Mescidde Resûlullah efendimizin hiç bir sohbetini kaçırmadan ilim öğrenen bu mümtaz Eshâba karşı, Medîneli sahâbîler, benzeri görülmemiş şekilde muhabbet beslerlerdi. Bir akşam, açlıktan dermanı kalmayan Suffe’den bir sahâbî, Resûlullah efendimizin huzûr-ı şeriflerine gelip, hâlini arz etti. Peygamber efendimiz, hâne-i saâdetlerine, yiyecek bir şeyin olup olmadığını sordular. “Şu anda evde yiyecek olarak sudan başka bir şey yok” cevâbını alınca, orada hazır bulunan Eshâbına; “Kim şu açı misafir eder?” buyurdular. Eshâb-ı kirâmdan Medîneli biri, herkesten önce davranıp; “Anam-babam sana fedâ olsun yâ Resûlallah! Onu ben ağırlarım”dedi.

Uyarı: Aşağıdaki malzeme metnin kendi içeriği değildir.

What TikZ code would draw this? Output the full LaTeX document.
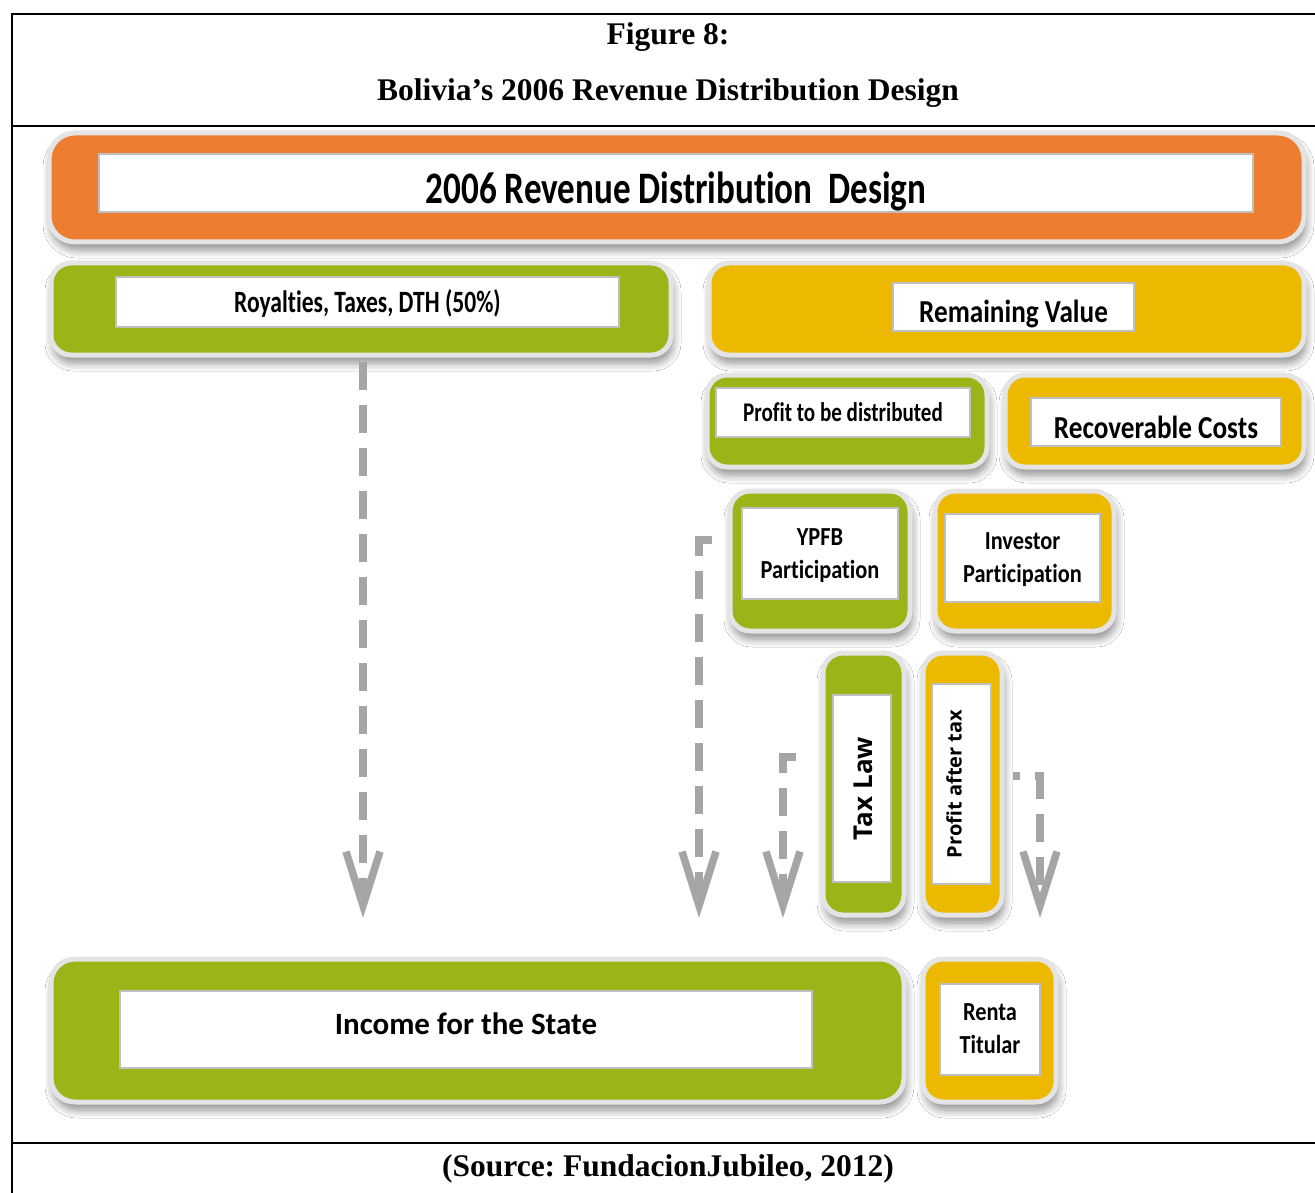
\documentclass[tikz,border=0pt]{standalone}
\usepackage{fontspec}
\usepackage{graphicx}
\setmainfont{Carlito}[RawFeature=-liga]
\newfontfamily\serifbold{Liberation Serif}
\newfontfamily\osans{Open Sans}
\usetikzlibrary{arrows.meta,shadows.blur}
\definecolor{corange}{HTML}{ED7D31}
\definecolor{cgreen}{HTML}{9BB418}
\definecolor{cyellow}{HTML}{EDB900}
\definecolor{carrow}{HTML}{A5A5A5}
\definecolor{cring}{HTML}{E4E4E4}
\frenchspacing
\newcommand\sqtxt[5][0pt]{\raisebox{-#1}[0pt][0pt]{\scalebox{#2}[1]{\fontsize{#3}{#4}\selectfont\bfseries\begin{tabular}{@{}c@{}}#5\end{tabular}}}}
\tikzset{
  outerbox/.style={rounded corners=#1, draw=cring, line width=5pt, inner sep=0pt,
    blur shadow={shadow xshift=2pt, shadow yshift=-8pt, shadow blur radius=8pt, shadow opacity=45, shadow blur steps=8}},
  outerbox/.default=20pt,
  innerbox/.style={fill=white, draw=black!25, line width=1.5pt, inner sep=0pt, text=black, align=center},
  flow/.style={draw=carrow, line width=7.5pt, dash pattern=on 28pt off 15pt,
    -{Straight Barb[length=54pt, width=34pt, line width=7.5pt]}},
  captiontext/.style={inner sep=0pt, font=\serifbold\bfseries\fontsize{31.5}{36}\selectfont}
}
\begin{document}
\begin{tikzpicture}[x=1pt, y=-1pt]
\useasboundingbox[fill=white] (0,0) rectangle (1315,1193);
% frame
\draw[line width=2pt] (1315,14) -- (12,14) -- (12,1193);
\draw[line width=2pt] (12,126) -- (1315,126);
\draw[line width=2pt] (12,1143) -- (1315,1143);
\node[captiontext] (fig) at (668,37) {Figure 8:};
\node[captiontext] (ttl) at (668,93) {Bolivia’s 2006 Revenue Distribution Design};
\node[captiontext] (src) at (668,1169) {(Source: FundacionJubileo, 2012)};

% top orange
\node[outerbox=26pt, fill=corange, minimum width=1255pt, minimum height=109pt] (top) at (676.5,187.5) {};
\node[innerbox, minimum width=1154pt, minimum height=58pt] (topin) at (676,183)
  {\sqtxt[17pt]{0.78}{45}{50}{2006 Revenue Distribution\ \ Design}};

% row 2
\node[outerbox, fill=cgreen, minimum width=620pt, minimum height=92pt] (roy) at (361,309) {};
\node[innerbox, minimum width=503pt, minimum height=50pt] (royin) at (367.5,302)
  {\sqtxt[10pt]{0.76}{31}{36}{Royalties, Taxes, DTH (50\%)}};
\node[outerbox, fill=cyellow, minimum width=595pt, minimum height=92pt] (rem) at (1006.5,309) {};
\node[innerbox, minimum width=241pt, minimum height=48pt] (remin) at (1013.5,307)
  {\sqtxt[15pt]{0.85}{32}{36}{Remaining Value}};

% row 3
\node[outerbox, fill=cgreen, minimum width=280pt, minimum height=92pt] (prof) at (847,421) {};
\node[innerbox, minimum width=254pt, minimum height=49pt] (profin) at (843,412.5)
  {\sqtxt[9pt]{0.78}{27}{32}{Profit to be distributed}};
\node[outerbox, fill=cyellow, minimum width=299pt, minimum height=92pt] (rec) at (1154.5,421) {};
\node[innerbox, minimum width=250pt, minimum height=48pt] (recin) at (1156,422)
  {\sqtxt[16pt]{0.85}{32}{36}{Recoverable Costs}};

% row 4
\node[outerbox, fill=cgreen, minimum width=180pt, minimum height=140pt] (ypfb) at (820,561) {};
\node[innerbox, minimum width=156pt, minimum height=91pt] (ypfbin) at (820,553.5)
  {\sqtxt[8pt]{0.86}{26}{33}{YPFB\\Participation}};
\node[outerbox, fill=cyellow, minimum width=179pt, minimum height=140pt] (inv) at (1024.5,561) {};
\node[innerbox, minimum width=155pt, minimum height=88pt] (invin) at (1022.5,558)
  {\sqtxt[8pt]{0.86}{26}{33}{Investor\\Participation}};

% row 5 (vertical)
\node[outerbox, fill=cgreen, minimum width=81pt, minimum height=262pt] (tax) at (863.5,784) {};
\node[innerbox, minimum width=58pt, minimum height=187pt] (taxin) at (862,788.5)
  {\rotatebox{90}{\raisebox{-10pt}[0pt][0pt]{\osans\bfseries\fontsize{26}{30}\selectfont Tax Law}}};
\node[outerbox, fill=cyellow, minimum width=79pt, minimum height=262pt] (pat) at (962.5,784) {};
\node[innerbox, minimum width=59pt, minimum height=200pt] (patin) at (961.5,784)
  {\rotatebox{90}{\raisebox{0pt}[0pt][0pt]{\osans\bfseries\fontsize{20}{24}\selectfont Profit after tax}}};

% bottom row
\node[outerbox=24pt, fill=cgreen, minimum width=853pt, minimum height=143pt] (inc) at (477.5,1030.5) {};
\node[innerbox, minimum width=692pt, minimum height=77pt] (incin) at (466,1029.5)
  {\sqtxt[4pt]{1.0}{31}{36}{Income for the State}};
\node[outerbox, fill=cyellow, minimum width=133pt, minimum height=143pt] (ren) at (989.5,1030.5) {};
\node[innerbox, minimum width=100pt, minimum height=91pt] (renin) at (990,1029.5)
  {\sqtxt[7pt]{0.86}{26}{33}{Renta\\Titular}};

% connectors
\coordinate (e1) at (363,918);
\coordinate (e2) at (699,918);
\coordinate (e3) at (783,918);
\coordinate (e4) at (1040,918);
\draw[flow] ([xshift=2pt,yshift=-4pt]roy.south) -- (e1);
\draw[flow] ([xshift=-16pt,yshift=21pt]ypfb.west) -| (e2);
\draw[flow] ([xshift=-25pt,yshift=27pt]tax.west) -| (e3);
\draw[flow, dash phase=21pt] ([xshift=8pt,yshift=8pt]pat.east) -| (e4);
\end{tikzpicture}
\end{document}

Misâfiriyle evine gidip hanımına; “Resûlullah efendimizin misafirini ağırlayacak bir şeyler hazırla” dedi. Hanımı; “Şu anda evimizde çocukların yiyeceğinden başka bir şey yok” diye cevap verdi, “önce çocukları uyut. Sonra o yemeği getir” diyen sahâbî, ancak bir kişiye yetecek kadar olan yemeği alıp misâfrin odasına girdi. Sofrayı koyup buyur etti. Yemeğe beraber başladıktan sonra kalktı, lâmbayı düzeltiyormuş gibi yapıp söndürdü. Tekrar karanlıkta sofranın başına oturdu. Yiyormuş gibi hareketler yaparak, misâfirin doymasını bekledi. Misâfir doyduktan sonra sofrayı kaldırdı. O gece, çocukları ile aç olarak sabahladılar.
Sabahleyin Peygamber efendimizin huzûr-ı şeriflerine gittiklerinde; “Allahü teâlâ bu geceki hareketinizden hoşnûd oldu” buyurdular. Bunun üzerine Allahü teâlâ, Haşr sûresinin 9. âyet-i kerîmesini göndererek meâlen, “Onlar (Ensâr), kendilerinde yoksulluk ve muhtaçlık olsa bile, (Muhâcirleri) kendi canlarından üstün tutarlar,” buyurdu.
Ahmed b. Hanbel, el-Müsned, III, 235; İbn Sa’d, et-Tabakât, I, 255.